Today would have been my mother's 57th birthday. It is amazing to think about how the world has changed since she has been gone. There were no s.ma.rt pho.nes or FB and Twi.tter. When she passed I still had dial up internet. There was no Real Hou.sewi.ves of Wherever or shows showcasing the sheer ignorance of This or That Sports Wives.
*sigh*
There was no grandbaby to spoil. I think that's what gets to me the most, that she never got to meet her grandson. He would have loved her and she would have spoiled him rotten. I know that they would have had the most awesome bond. I told him today that today was his Granny's birthday. He asked was she going to come from heaven to come see us. He is so sweet.
She would have been the flyyest grandma. She was so tall and beautiful. She looked regal with her beautiful chocolate skin and the pinks and purples she blended seamlessly around her eyes. She gave an aura of intelligence and confidence that made people flock to her. Most people that she came in contact with loved her and if they didn't it was because of an internal issue within them.

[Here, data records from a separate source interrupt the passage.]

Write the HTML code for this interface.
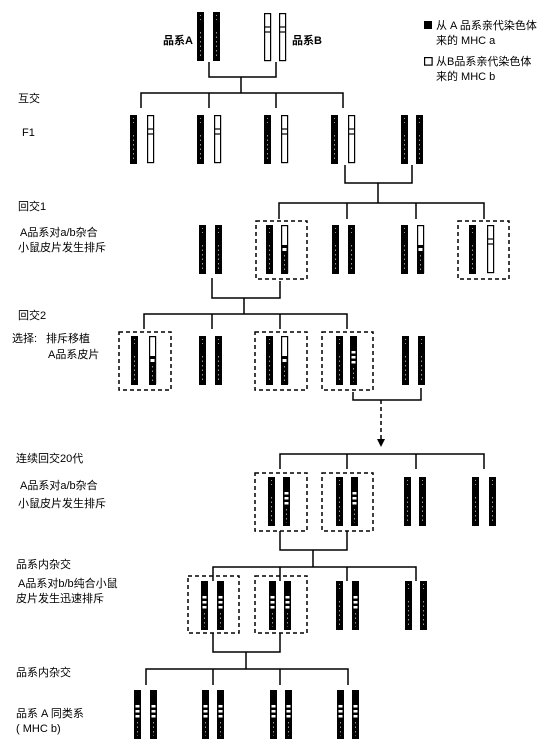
<!DOCTYPE html>
<html><head><meta charset="utf-8">
<style>
html,body{margin:0;padding:0;background:#fff;}
svg{display:block;}
text{font-family:"Liberation Sans","Noto Sans CJK SC",sans-serif;font-size:11px;fill:#000;}
.bd{font-weight:bold;}
</style></head>
<body>
<svg width="547" height="743" viewBox="0 0 547 743" xmlns="http://www.w3.org/2000/svg">
<defs>
<g id="b"><rect x="0" y="0" width="7" height="49" fill="#000"/><line x1="3.5" y1="3" x2="3.5" y2="10" stroke="#fff" stroke-width="1" stroke-dasharray="1,3" opacity="0.6"/><line x1="3.5" y1="20" x2="3.5" y2="46" stroke="#fff" stroke-width="1" stroke-dasharray="1.5,3" opacity="0.6"/></g>
<g id="w"><rect x="0.6" y="0.6" width="6" height="47" fill="#fff" stroke="#000" stroke-width="1.2"/><line x1="0.6" y1="14" x2="6.6" y2="14" stroke="#000" stroke-width="1.2"/><line x1="0.6" y1="19" x2="6.6" y2="19" stroke="#000" stroke-width="1.2"/></g>
<g id="m"><rect x="0.6" y="0.6" width="6" height="47" fill="#fff" stroke="#000" stroke-width="1.2"/><rect x="0" y="20" width="7" height="29" fill="#000"/><rect x="1.5" y="23" width="4" height="3" fill="#fff"/><line x1="3.5" y1="30" x2="3.5" y2="46" stroke="#fff" stroke-width="1" stroke-dasharray="1.5,3" opacity="0.6"/></g>
<g id="m2"><rect x="0" y="0" width="7" height="49" fill="#000"/><rect x="1.5" y="15" width="4" height="2.5" fill="#fff"/><rect x="1.5" y="20" width="4" height="2.5" fill="#fff"/><rect x="1.5" y="25" width="4" height="2.5" fill="#fff"/><line x1="3.5" y1="32" x2="3.5" y2="46" stroke="#fff" stroke-width="1" stroke-dasharray="1.5,3" opacity="0.6"/></g>
</defs>
<g fill="none" stroke="#000" stroke-width="1.5">
<path d="M209 62V77H276V62M241 77V93M141 108V93H343V108M209 93V108M276 93V108"/>
<path d="M345 165V183H412V165M378 183V203M279 219V203H484V219M347 203V219M416 203V219"/>
<path d="M212 278V298H280V281M244 298V314M144 329V314H347V329M212 314V329M280 314V329"/>
<path d="M353 392V400H421V388"/>
<path d="M280 469V454H484V469M347 454V469M416 454V469"/>
<path d="M280 531V550H347V531M313 550V567M213 581V567H416V581M280 567V581M347 567V581"/>
<path d="M213 633V652H280V633M246 652V669M146 685V669H348V685M213 669V685M280 669V685"/>
</g>
<path d="M381 400V440" stroke="#000" stroke-width="1.5" stroke-dasharray="4,3" fill="none"/>
<path d="M377 439L385 439L381 447Z" fill="#000"/>
<g fill="none" stroke="#000" stroke-width="1.5" stroke-dasharray="4,3">
<rect x="256" y="221" width="51" height="58"/>
<rect x="458" y="221" width="51" height="58"/>
<rect x="119" y="332" width="52" height="58"/>
<rect x="255" y="332" width="52" height="58"/>
<rect x="322" y="332" width="51" height="58"/>
<rect x="255" y="473" width="52" height="58"/>
<rect x="322" y="473" width="51" height="58"/>
<rect x="188" y="576" width="51" height="57"/>
<rect x="255" y="576" width="52" height="57"/>
</g>
<use href="#b" x="197" y="12"/><use href="#b" x="213" y="12"/>
<use href="#w" x="264" y="13"/><use href="#w" x="279" y="13"/>
<use href="#b" x="130" y="115"/><use href="#w" x="147" y="115"/>
<use href="#b" x="197" y="115"/><use href="#w" x="214" y="115"/>
<use href="#b" x="264" y="115"/><use href="#w" x="281" y="115"/>
<use href="#b" x="331" y="115"/><use href="#w" x="348" y="115"/>
<use href="#b" x="401" y="115"/><use href="#b" x="416" y="115"/>
<use href="#b" x="199" y="225"/><use href="#b" x="215" y="225"/>
<use href="#b" x="266" y="225"/><use href="#m" x="281" y="225"/>
<use href="#b" x="332" y="225"/><use href="#b" x="348" y="225"/>
<use href="#b" x="401" y="225"/><use href="#m" x="417" y="225"/>
<use href="#b" x="469" y="225"/><use href="#w" x="487" y="225"/>
<use href="#b" x="131" y="336"/><use href="#m" x="149" y="336"/>
<use href="#b" x="199" y="336"/><use href="#b" x="215" y="336"/>
<use href="#b" x="266" y="336"/><use href="#m" x="281" y="336"/>
<use href="#b" x="336" y="336"/><use href="#m2" x="350" y="336"/>
<use href="#b" x="402" y="336"/><use href="#b" x="418" y="336"/>
<use href="#b" x="268" y="477"/><use href="#m2" x="283" y="477"/>
<use href="#b" x="336" y="477"/><use href="#m2" x="351" y="477"/>
<use href="#b" x="404" y="477"/><use href="#b" x="419" y="477"/>
<use href="#b" x="472" y="477"/><use href="#b" x="489" y="477"/>
<use href="#m2" x="201" y="581"/><use href="#m2" x="217" y="581"/>
<use href="#m2" x="269" y="581"/><use href="#m2" x="284" y="581"/>
<use href="#b" x="336" y="581"/><use href="#m2" x="352" y="581"/>
<use href="#b" x="405" y="581"/><use href="#b" x="420" y="581"/>
<use href="#m2" x="134" y="690"/><use href="#m2" x="150" y="690"/>
<use href="#m2" x="202" y="690"/><use href="#m2" x="217" y="690"/>
<use href="#m2" x="270" y="690"/><use href="#m2" x="285" y="690"/>
<use href="#m2" x="337" y="690"/><use href="#m2" x="352" y="690"/>
<rect x="424" y="21" width="8" height="8" fill="#000"/>
<rect x="424.6" y="57.6" width="7.5" height="7.5" fill="#fff" stroke="#000" stroke-width="1.2"/>
<text x="436" y="29">从 A 品系亲代染色体</text>
<text x="436" y="44">来的 MHC a</text>
<text x="436" y="65">从B品系亲代染色体</text>
<text x="436" y="80">来的 MHC b</text>
<text x="163" y="44" class="bd">品系A</text>
<text x="292" y="44" class="bd">品系B</text>
<text x="18" y="102">互交</text>
<text x="22" y="136">F1</text>
<text x="18" y="210">回交1</text>
<text x="20" y="236">A品系对a/b杂合</text>
<text x="18" y="251">小鼠皮片发生排斥</text>
<text x="18" y="319">回交2</text>
<text x="12" y="342">选择:</text>
<text x="46" y="342">排斥移植</text>
<text x="48" y="358">A品系皮片</text>
<text x="16" y="462">连续回交20代</text>
<text x="20" y="489">A品系对a/b杂合</text>
<text x="18" y="507">小鼠皮片发生排斥</text>
<text x="16" y="568">品系内杂交</text>
<text x="18" y="587">A品系对b/b纯合小鼠</text>
<text x="16" y="602">皮片发生迅速排斥</text>
<text x="16" y="676">品系内杂交</text>
<text x="16" y="717">品系 A 同类系</text>
<text x="16" y="732">( MHC b)</text>
</svg>
</body></html>
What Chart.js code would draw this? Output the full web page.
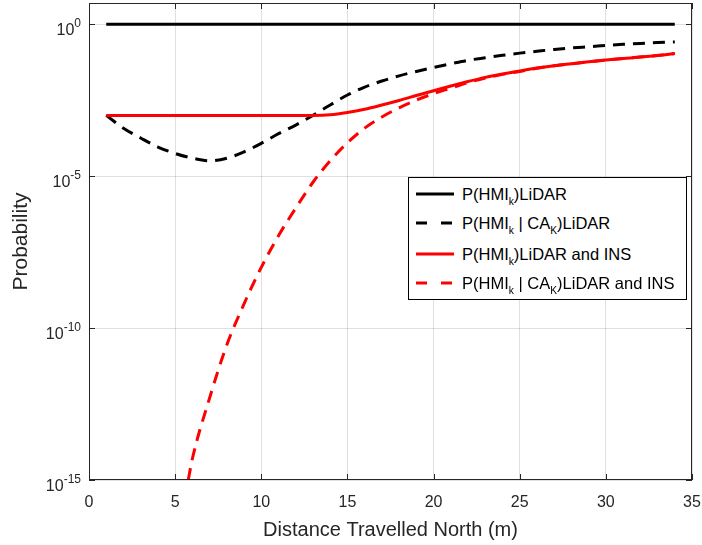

She had a smile and laugh that would light up a room. I got my smile from her and passed it down to my beloved. I see that same sparkle that was ever present in her eyes in his. That makes me happier than any one could ever know.
I've been through some ish since Mom's been gone but she is always in my heart and in the back of my mind telling me to keep on. Keep on pushing, keep on fighting. Even in my darkest of times, I know that I will. I will keep on pushing and fighting. I will live the life that she couldn't live because she was taken away from us. I will...
Loving you always Mommy,
Your Oldest Baby.
On the Rock
17 hours ago
6 comments:
BEAUTIFUL post!! *hugs*
Very sweet! It's great that you can describe such a great woman to your son. I hope you're having a great day!
That's beautiful. My brother has the same struggle as you. My nephew was born only two months after our mom passed. He wishes that she had seen him. I always feel that, they are around. They may not be able to hold their grandchildren them in the physical sense but, I always feel like,they're near.
Such a sweet tribute to Mommy... I know you miss her.
Thank you all for the caring words and support.
Beautiful post!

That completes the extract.